“A esta altura de mi vida en una gran ciudad, lo mejor que le encuentro a un automóvil es que no sea mío. Desgraciadamente ellos no parecen compartir este rechazo, y me basta salir a la calle para ingresar en un sistema y un código en los que sólo la vigilancia más atenta puede evitar el rápido paso de la integridad a la papilla”, dice Cortázar en “Monólogo del peatón”, uno de los muchos textos integrados a Papeles inesperados (Punto de lectura, México, 2009, 486 pp.), el librote misceláneo que hace cinco años llegó a engrosar el ya de por sí gordo expediente cortazareano.
No
sé si me equivoco pero en general los escritores, por su misma naturaleza
encerradiza, tienen una mala relación con el coche y demás objetos atropelladores
no identificados. De Cortázar no me sorprenden las palabras citadas, pues la
neurosis automovilística le saltó en otros momentos, entre ellos el que lo
llevó a escribir “Autopista del sur”, uno de los relatos infalibles en
cualquier antología del argentino. Tuvo al final de su vida, como sabemos y él
mismo lo declara, un fugaz reencuentro amoroso con el coche, pero hizo trampa:
viajó con la hermosa Carol Dunlop, su pareja, de París a Marsella, y se tomó
casi un mes para hacer un viaje que por lo común demanda diez horas. Usó en
este caso el menos aventurero de los vehículos, una Combi roja que a cada parada
se demoró en pausas de exploración y fotografía que quedaron impresas en Los autonautas de la cosmopista, libro
que casi casi apareció póstumamente.
Un
rastreo veloz por la biografía de muchos escritores nos permitiría ver que
conducir (manejar, decimos en mi
rancho) está lejos de ser un goce del gremio. No imagino a Rulfo, a Borges, a
Neruda, a Paz, a Carpentier, a Benedetti, a Vargas Llosa (bueno, a Vargas Llosa
sí) en plan de Fittipaldis, con el codo salido por la ventanilla y silbando un
sabroso bolerito, muy acá. Más bien los imagino dependientes siempre de otros,
o de sus pies, que para caminar fueron
hechos. Creo que esta malquerencia del volante no se da por esnobismo,
sino por algo que en efecto caracteriza al escritor: su distracción.
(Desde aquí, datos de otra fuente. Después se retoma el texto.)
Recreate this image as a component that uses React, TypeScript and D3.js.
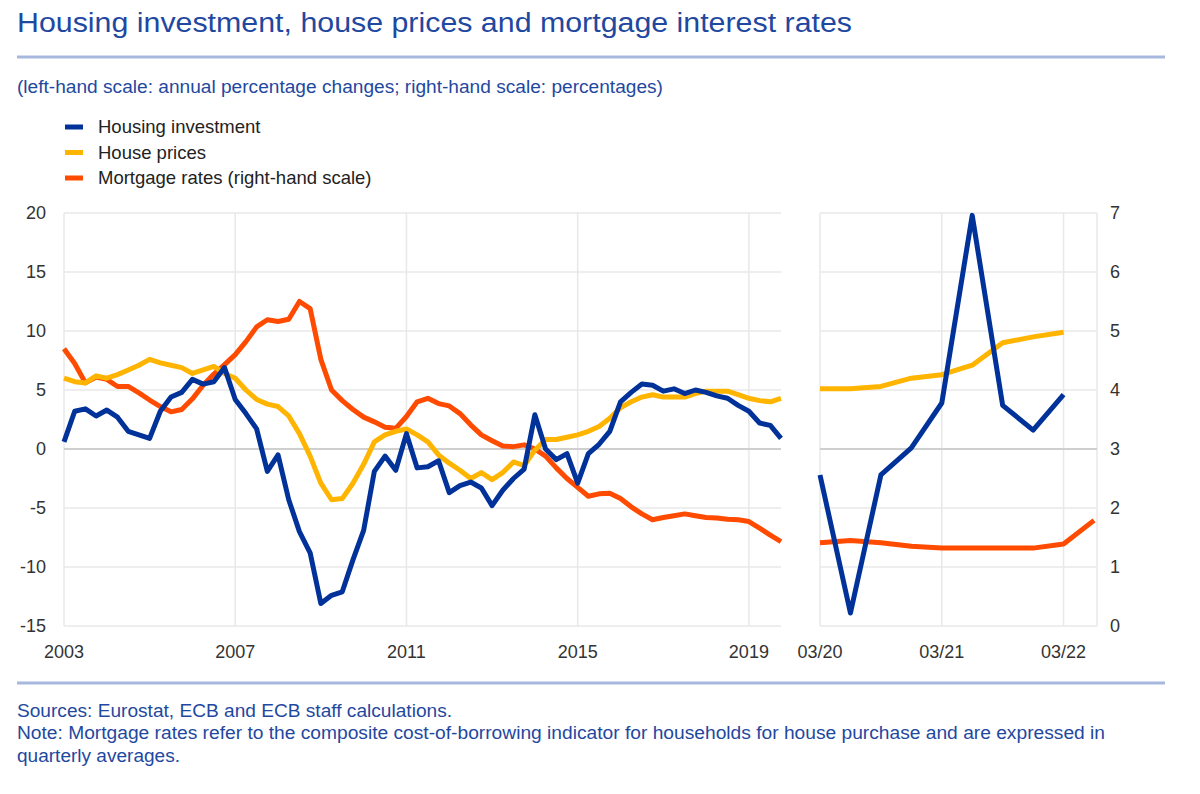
import React, { useEffect } from 'react';
import * as d3 from 'd3';

// Left panel: quarterly, 2003Q1 - 2019Q4
const yearLabels = ['2003', '2007', '2011', '2015', '2019'];
// Right panel: quarterly, 2020Q1 - 2022Q2
const recentLabels = ['03/20', '03/21', '03/22'];
const leftTicks = [20, 15, 10, 5, 0, -5, -10, -15];
const rightTicks = [7, 6, 5, 4, 3, 2, 1, 0];

const housingInvestment = [
  0.6, 3.2, 3.4, 2.8, 3.3, 2.7, 1.5, 1.2, 0.9, 3.2, 4.4, 4.8, 5.9, 5.5, 5.7, 6.9,
  4.2, 3.0, 1.7, -1.9, -0.5, -4.3, -7.0, -8.8, -13.1, -12.4, -12.1, -9.4, -6.9, -1.9, -0.6, -1.8,
  1.3, -1.6, -1.5, -1.0, -3.7, -3.1, -2.8, -3.3, -4.8, -3.5, -2.5, -1.7, 2.9, 0.0, -0.9, -0.4,
  -2.9, -0.4, 0.4, 1.5, 4.0, 4.8, 5.5, 5.4, 4.9, 5.1, 4.7, 5.0, 4.8, 4.5, 4.3, 3.7,
  3.2, 2.2, 2.0, 0.9,
];
const housePrices = [
  6.0, 5.7, 5.6, 6.2, 6.0, 6.3, 6.7, 7.1, 7.6, 7.3, 7.1, 6.9, 6.4, 6.7, 7.0, 6.4,
  6.0, 5.0, 4.2, 3.8, 3.6, 2.8, 1.3, -0.6, -2.9, -4.3, -4.2, -2.9, -1.3, 0.6, 1.2, 1.5,
  1.7, 1.2, 0.6, -0.5, -1.2, -1.8, -2.5, -2.0, -2.6, -2.0, -1.1, -1.4, -0.1, 0.8, 0.8, 1.0,
  1.2, 1.5, 1.9, 2.6, 3.5, 4.0, 4.4, 4.6, 4.4, 4.4, 4.4, 4.7, 4.9, 4.9, 4.9, 4.6,
  4.3, 4.1, 4.0, 4.3,
];
const mortgageRates = [
  4.70, 4.45, 4.12, 4.22, 4.18, 4.06, 4.06, 3.95, 3.83, 3.72, 3.63, 3.67, 3.85, 4.08, 4.27, 4.43,
  4.60, 4.82, 5.07, 5.19, 5.16, 5.20, 5.50, 5.38, 4.52, 4.00, 3.82, 3.67, 3.54, 3.46, 3.37, 3.35,
  3.55, 3.80, 3.86, 3.77, 3.73, 3.60, 3.41, 3.24, 3.14, 3.05, 3.04, 3.07, 3.00, 2.88, 2.68, 2.50,
  2.35, 2.20, 2.24, 2.25, 2.16, 2.02, 1.90, 1.80, 1.84, 1.87, 1.90, 1.87, 1.84, 1.83, 1.81, 1.80,
  1.77, 1.66, 1.54, 1.43,
];

const housingInvestmentRecent = [-2.2, -13.9, -2.2, 0.1, 3.9, 19.8, 3.7, 1.6, 4.6];
const housePricesRecent = [5.1, 5.1, 5.3, 6.0, 6.3, 7.1, 9.0, 9.5, 9.9];
const mortgageRatesRecent = [1.41, 1.45, 1.41, 1.35, 1.32, 1.32, 1.32, 1.32, 1.39, 1.79];

const legendItems = [
  { label: 'Housing investment', color: '#003299' },
  { label: 'House prices', color: '#ffb400' },
  { label: 'Mortgage rates (right-hand scale)', color: '#ff4b00' },
];

const FONT = '"Liberation Sans", Arial, Helvetica, sans-serif';
const TEXT_BLUE = '#1f48a0';
const RULE_BLUE = '#a7b8de';
const GRID = '#e8e8e8';

export default function App() {
  useEffect(() => {
    document.body.style.margin = '0';
  }, []);

  const width = 1200;
  const height = 794;
  const top = 213;
  const bottom = 626;

  const yLeft = d3.scaleLinear().domain([-15, 20]).range([bottom, top]);
  const yRight = d3.scaleLinear().domain([0, 7]).range([bottom, top]);

  const xMain = d3.scaleLinear().domain([0, housingInvestment.length - 1]).range([64, 781]);
  const xRecent = d3.scaleLinear().domain([0, mortgageRatesRecent.length - 1]).range([820, 1094]);

  const mainLeft = d3.line<number>().x((_, i) => xMain(i)).y(d => yLeft(d));
  const mainRight = d3.line<number>().x((_, i) => xMain(i)).y(d => yRight(d));
  const recentLeft = d3.line<number>().x((_, i) => xRecent(i)).y(d => yLeft(d));
  const recentRight = d3.line<number>().x((_, i) => xRecent(i)).y(d => yRight(d));

  const yearIdx = yearLabels.map((_, i) => i * 16);
  const recentIdx = recentLabels.map((_, i) => i * 4);

  const mainX0 = xMain(0);
  const mainX1 = xMain(housingInvestment.length - 1);
  const recX0 = xRecent(0);
  const recX1 = xRecent(mortgageRatesRecent.length - 1) + 3;

  const lineStyle = { fill: 'none', strokeWidth: 5, strokeLinejoin: 'round' as const, strokeLinecap: 'butt' as const };

  return (
    <svg width={width} height={height} style={{ position: 'absolute', left: 0, top: 0, background: '#fff' }} fontFamily={FONT}>
      {/* header */}
      <text x={17} y={32} fontSize={27} fill={TEXT_BLUE} textLength={835} lengthAdjust="spacingAndGlyphs">
        Housing investment, house prices and mortgage interest rates
      </text>
      <line x1={17} x2={1165} y1={57} y2={57} stroke={RULE_BLUE} strokeWidth={3} />
      <text x={17} y={93} fontSize={17.5} fill={TEXT_BLUE} textLength={646} lengthAdjust="spacingAndGlyphs">
        (left-hand scale: annual percentage changes; right-hand scale: percentages)
      </text>

      {/* legend */}
      {legendItems.map((d, i) => (
        <g key={d.label} transform={`translate(0,${127 + i * 25.5})`}>
          <line x1={65} x2={83} y1={0} y2={0} stroke={d.color} strokeWidth={5} />
          <text x={98} y={6} fontSize={18.5} fill="#222">{d.label}</text>
        </g>
      ))}

      {/* grid, left panel */}
      {leftTicks.map(t => (
        <line key={`hl${t}`} x1={mainX0} x2={mainX1} y1={yLeft(t)} y2={yLeft(t)} stroke={GRID} strokeWidth={1.5} />
      ))}
      {yearIdx.map(i => (
        <line key={`vl${i}`} x1={xMain(i)} x2={xMain(i)} y1={top} y2={bottom} stroke={GRID} strokeWidth={1.5} />
      ))}
      {/* grid, right panel */}
      {leftTicks.map(t => (
        <line key={`hr${t}`} x1={recX0} x2={recX1} y1={yLeft(t)} y2={yLeft(t)} stroke={GRID} strokeWidth={1.5} />
      ))}
      {recentIdx.map(i => (
        <line key={`vr${i}`} x1={xRecent(i)} x2={xRecent(i)} y1={top} y2={bottom} stroke={GRID} strokeWidth={1.5} />
      ))}
      <line x1={recX1} x2={recX1} y1={top} y2={bottom} stroke={GRID} strokeWidth={1.5} />

      {/* zero lines */}
      <line x1={mainX0} x2={mainX1} y1={yLeft(0)} y2={yLeft(0)} stroke="#cfcfcf" strokeWidth={2} />
      <line x1={recX0} x2={recX1} y1={yLeft(0)} y2={yLeft(0)} stroke="#cfcfcf" strokeWidth={2} />

      {/* left axis */}
      {leftTicks.map(t => (
        <text key={`lt${t}`} x={46} y={yLeft(t) + 6} fontSize={18} fill="#333" textAnchor="end">{t}</text>
      ))}
      {/* right axis */}
      {rightTicks.map(t => (
        <text key={`rt${t}`} x={1110} y={yRight(t) + 6} fontSize={18} fill="#333">{t}</text>
      ))}
      {/* x axis */}
      {yearLabels.map((l, i) => (
        <text key={l} x={xMain(yearIdx[i])} y={658} fontSize={18} fill="#333" textAnchor="middle">{l}</text>
      ))}
      {recentLabels.map((l, i) => (
        <text key={l} x={xRecent(recentIdx[i])} y={658} fontSize={18} fill="#333" textAnchor="middle">{l}</text>
      ))}

      {/* series */}
      <path d={mainRight(mortgageRates) ?? ''} stroke="#ff4b00" style={lineStyle} />
      <path d={mainLeft(housePrices) ?? ''} stroke="#ffb400" style={lineStyle} />
      <path d={mainLeft(housingInvestment) ?? ''} stroke="#003299" style={lineStyle} />
      <path d={recentRight(mortgageRatesRecent) ?? ''} stroke="#ff4b00" style={lineStyle} />
      <path d={recentLeft(housePricesRecent) ?? ''} stroke="#ffb400" style={lineStyle} />
      <path d={recentLeft(housingInvestmentRecent) ?? ''} stroke="#003299" style={lineStyle} />

      {/* footer */}
      <line x1={17} x2={1165} y1={683} y2={683} stroke={RULE_BLUE} strokeWidth={3} />
      <text x={17} y={717} fontSize={17.5} fill={TEXT_BLUE} textLength={435} lengthAdjust="spacingAndGlyphs">
        Sources: Eurostat, ECB and ECB staff calculations.
      </text>
      <text x={17} y={739} fontSize={17.5} fill={TEXT_BLUE} textLength={1088} lengthAdjust="spacingAndGlyphs">
        Note: Mortgage rates refer to the composite cost-of-borrowing indicator for households for house purchase and are expressed in
      </text>
      <text x={17} y={762} fontSize={17.5} fill={TEXT_BLUE} textLength={163} lengthAdjust="spacingAndGlyphs">
        quarterly averages.
      </text>
    </svg>
  );
}
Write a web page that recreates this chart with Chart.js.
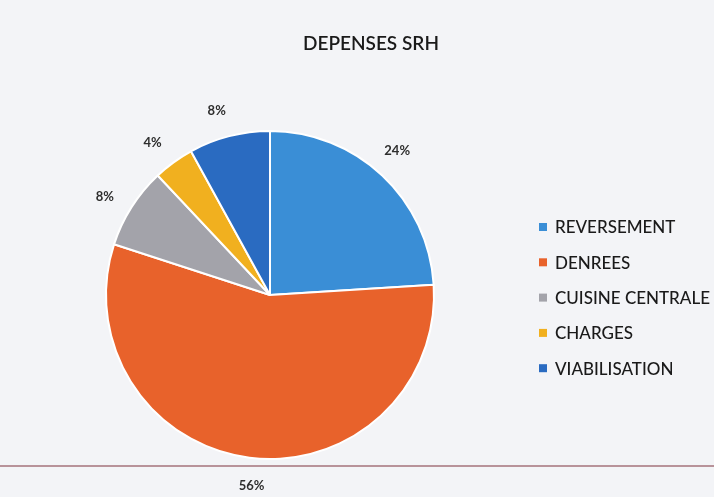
<!DOCTYPE html>
<html>
<head>
<meta charset="utf-8">
<script src="https://cdn.jsdelivr.net/npm/chart.js@4/dist/chart.umd.min.js"></script>
<style>
  html, body { margin:0; padding:0; background:#f3f4f7; }
  #wrap { position:relative; width:714px; height:497px; }
  #rule { position:absolute; left:0; top:465px; width:714px; height:2px; background:#b8939a; }
  canvas { position:absolute; left:0; top:0; }
</style>
</head>
<body>
<div id="wrap">
  <div id="rule"></div>
  <canvas id="pie" width="714" height="497"></canvas>
</div>
<script>
const title = 'DEPENSES SRH';
const categories = ['REVERSEMENT','DENREES','CUISINE CENTRALE','CHARGES','VIABILISATION'];
const values = [24, 56, 8, 4, 8];
const percentLabels = ['24%','56%','8%','4%','8%'];
const colors = ['#3a8ed6','#e8622b','#a3a3aa','#f1b01f','#2a6bc1'];

const FONT = 'Lato, "Open Sans", sans-serif';

// title, outside labels and legend drawn on the canvas
const extras = {
  id: 'extras',
  afterDraw(chart){
    const ctx = chart.ctx;
    ctx.save();
    ctx.fillStyle = '#1a1a1a';
    ctx.font = '600 19px ' + FONT;
    ctx.textAlign = 'center';
    ctx.textBaseline = 'middle';
    ctx.fillText(title, 371, 44);

    // percent labels outside each slice
    const meta = chart.getDatasetMeta(0);
    ctx.font = 'bold 13px ' + FONT;
    ctx.fillStyle = '#2e2e2e';
    meta.data.forEach((arc, i) => {
      const mid = (arc.startAngle + arc.endAngle) / 2 - 0.03;
      const r = arc.outerRadius + 28;
      ctx.fillText(percentLabels[i], arc.x + Math.cos(mid) * r, arc.y + Math.sin(mid) * r);
    });

    // legend
    ctx.font = '500 17px ' + FONT;
    ctx.textAlign = 'left';
    categories.forEach((c, i) => {
      const y = 227 + i * 35.3;
      ctx.fillStyle = colors[i];
      ctx.fillRect(539, y - 4, 8, 8);
      ctx.fillStyle = '#1a1a1a';
      ctx.fillText(c, 555, y + 1);
    });
    ctx.restore();
  }
};

new Chart(document.getElementById('pie'), {
  type: 'pie',
  data: {
    labels: categories,
    datasets: [{ data: values, backgroundColor: colors, borderColor: '#ffffff', borderWidth: 2 }]
  },
  options: {
    responsive: false,
    animation: false,
    layout: { padding: { left: 105, right: 279, top: 130, bottom: 37 } },
    plugins: { legend: { display: false }, title: { display: false }, tooltip: { enabled: false } }
  },
  plugins: [extras]
});
</script>
</body>
</html>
Distracción, claro, de lo cotidiano, de lo inmediato, no de lo que se supone
está escribiendo permanentemente dentro la cabeza.
Mis
amigos escritores manejan con decoro, aunque muchos llegaron tarde al arte de
macalacachimbas, unos incluso más allá de los treinta años (yo conduje mi primera
nave casi en la ancianidad, según mis coétaneos: a los 23). Otros se van
vírgenes de patas de hule, y los admiro de veras. El caso de esta índole que
mejor recuerdo es el de Arreola, quien al parecer no fluctuó como Cortázar del
odio a la parcial aceptación vehicular, sino que abrazó una pureza absoluta
como caminante del Mayab y puntos circunvecinos. Tan lejos se colocó de la pasión
automovilística que en alguna de las muchas entregas para una columna que
publicó en El Sol de México durante
casi dos años, del 75 al 76, se confesó “peatón original” frente a la barbarie
de esas máquinas siempre listas para el apachurramiento y demás accidentes
perpetrados “en estas calles de Dios”.
¿Y
dónde me coloco yo? Con la mano en el pecho les aseguro que si me dan a
escoger, prefiero siempre, como Julio, que alguien me supla en los volantes o
si eso no es posible, conducir lo menos posible y caminar, caminar cuando se
pueda o ascender al “jet de la pradera”, cómo le decían mis amigos al
Torreón-Gómez-Lerdo en el que llegábamos a la secundaria. Sólo así veo algo que
me interesa ver, tocar, sentir: la ciudad.